Füruzan’ın ‘Akim Sevgilim’ adlı öykü kitabı, geçen aylarda Yapı Kredi Yayınları tarafından yayımlanmıştı. Dumanı üzerinde tutan kitap, üç öyküden oluşuyor. Füruzan,’Akim Sevgilim’, ‘Sesi Olmayan Türkü’ ve ‘Varoşlarda’ adlı öykülerle, her zamanki gibi Türkiye’nin tüm gerçekliğine yer veriyor satırlarında. Yoksulluk, yoksunluk, güzellik, sevgi, tutku, sınıfsal ve kültürel çatışma, bireysel ve toplumsal dram… Hepsi Füruzan’ın yarattığı sarsıcı öykülerde vücut buluyor. Aşk, evlilik, ilişkiler, kadınlar, erkekler de var yıkılan şehirler, varoşlar ve hiç geçmeyen hisler de… Zamanda yolculuk da mümkün oluyor bu üç öyküde. Kitaba adını veren ‘Akim Sevgilim’, Cumhuriyet’in ilk yıllarına konuk ederken diğer iki öyküde daha yakın geçmişe kırıyor rotasını. Ancak hangi zamanı anlatırsa anlatsın, Firuzan bir “olay” olmaya devam ediyor.
Ayrılık da sevgiye dahil. Hatta en çok ayrılıklar sevgiye dahil olabilir. Avusturya edebiyatının önemli isimlerinden Margit Schreiner, sıra dışı bir ayrılık hikayesine odaklanıyor ‘Ev, Kadınlar, Seks’ kitabında.

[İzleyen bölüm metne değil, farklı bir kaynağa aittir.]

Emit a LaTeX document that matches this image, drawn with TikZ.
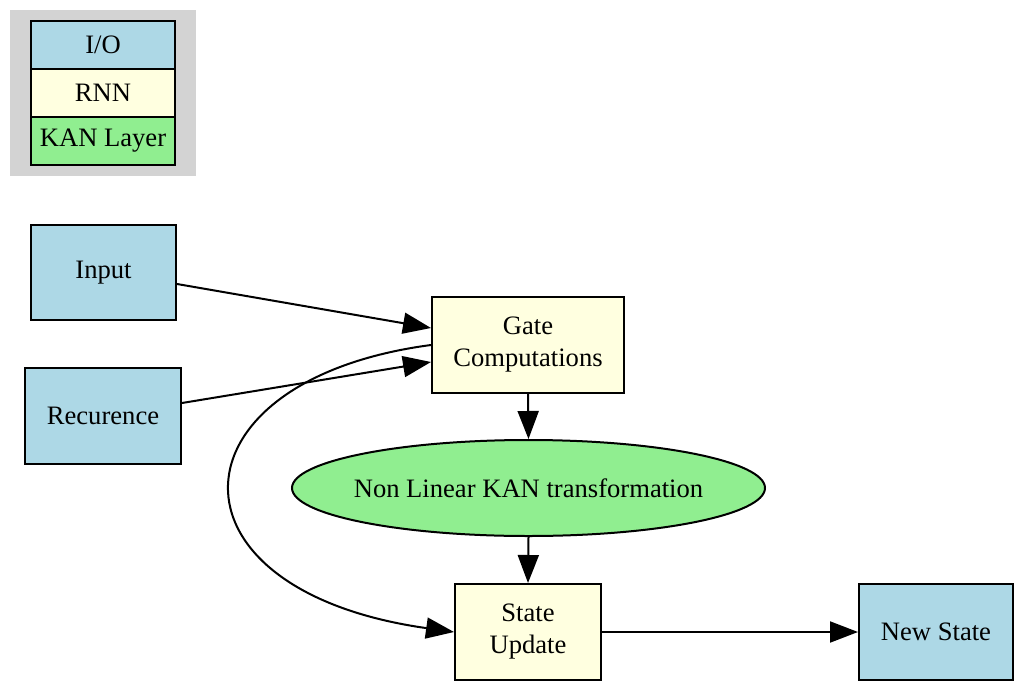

Bir erkeğin zihnine giriyor okurlar. Fraz, karısı Marie-Therese tarafından terk edilmiş. Kadın, oğlunu da alıp çekip gitmiş evden. Margit Schreiner, “Sevmek Dedikleri” kitabının ardından “Ayrılık Üçlemesi”nin ikinci kitabı olan “Ev, Kadınlar, Seks” ile kadın-erkek ilişkilerine odaklanıyor.